En laissant à chacun le soin de trouver ses propres normes, on abandonne une vision totalitaire de l’homme et de la société, on accepte les différences, et le dégonflement de la bulle providentielle apparaît non seulement nécessaire pour des raisons économiques et sociales, mais aussi comme une libération sociale, une ouverture à la réussite de chacun suivant ses propres critères. Ce dégonflement impose un effort des individus, qui doivent renoncer au cordon ombilical qui les attache à la société-mère, et des responsables politiques qui doivent organiser eux-mêmes la perte d’une partie de leur pouvoir. Tous ces efforts vont à l’encontre des forces de la démocratie providentielle et expliquent les difficultés de l’évolution sociale actuelle.

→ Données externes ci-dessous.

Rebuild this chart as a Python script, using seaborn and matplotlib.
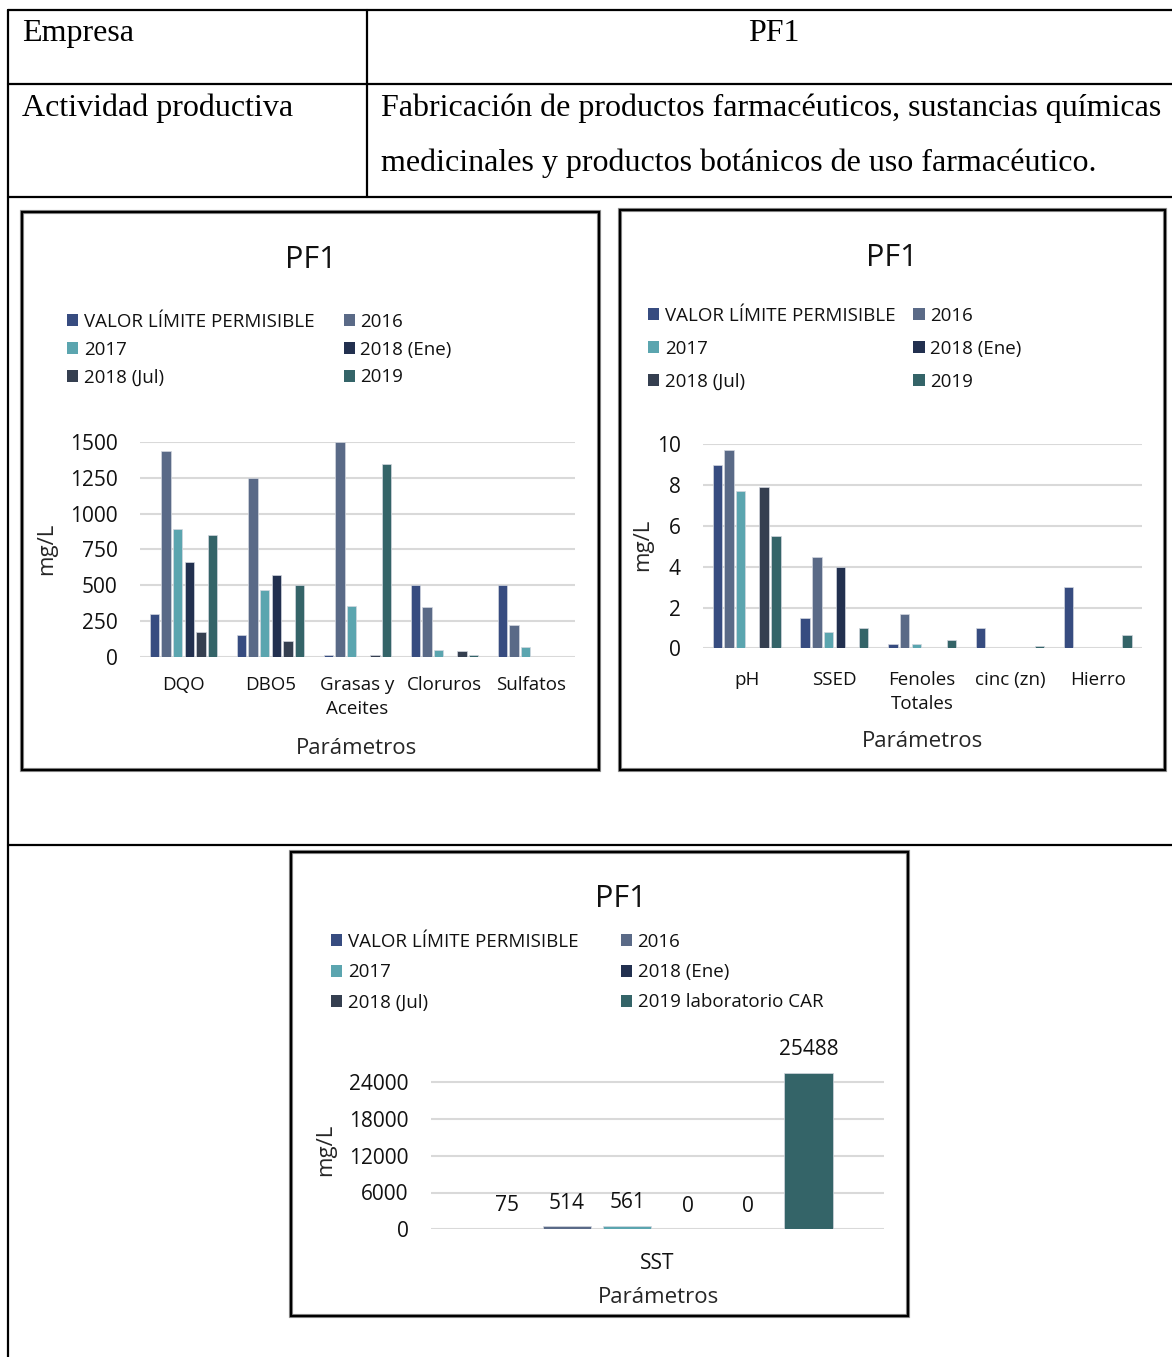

En conclusion, on peut définir le despotisme administratif, expression finalement retenue par Tocqueville (op. cité, t.II, p. 386) pour désigner « l’espèce d’oppression dont les peuples démocratiques sont menacés », comme « un réseau de petites règles minutieuses, compliquées et uniformes » résultant de normes collectives décidées démocratiquement, et imposées à chacun dans l’intérêt mal compris du plus grand nombre. L’état-providence nous y a menés. La Fontaine n’en voulait pas. Mais on n’apprend plus ses fables.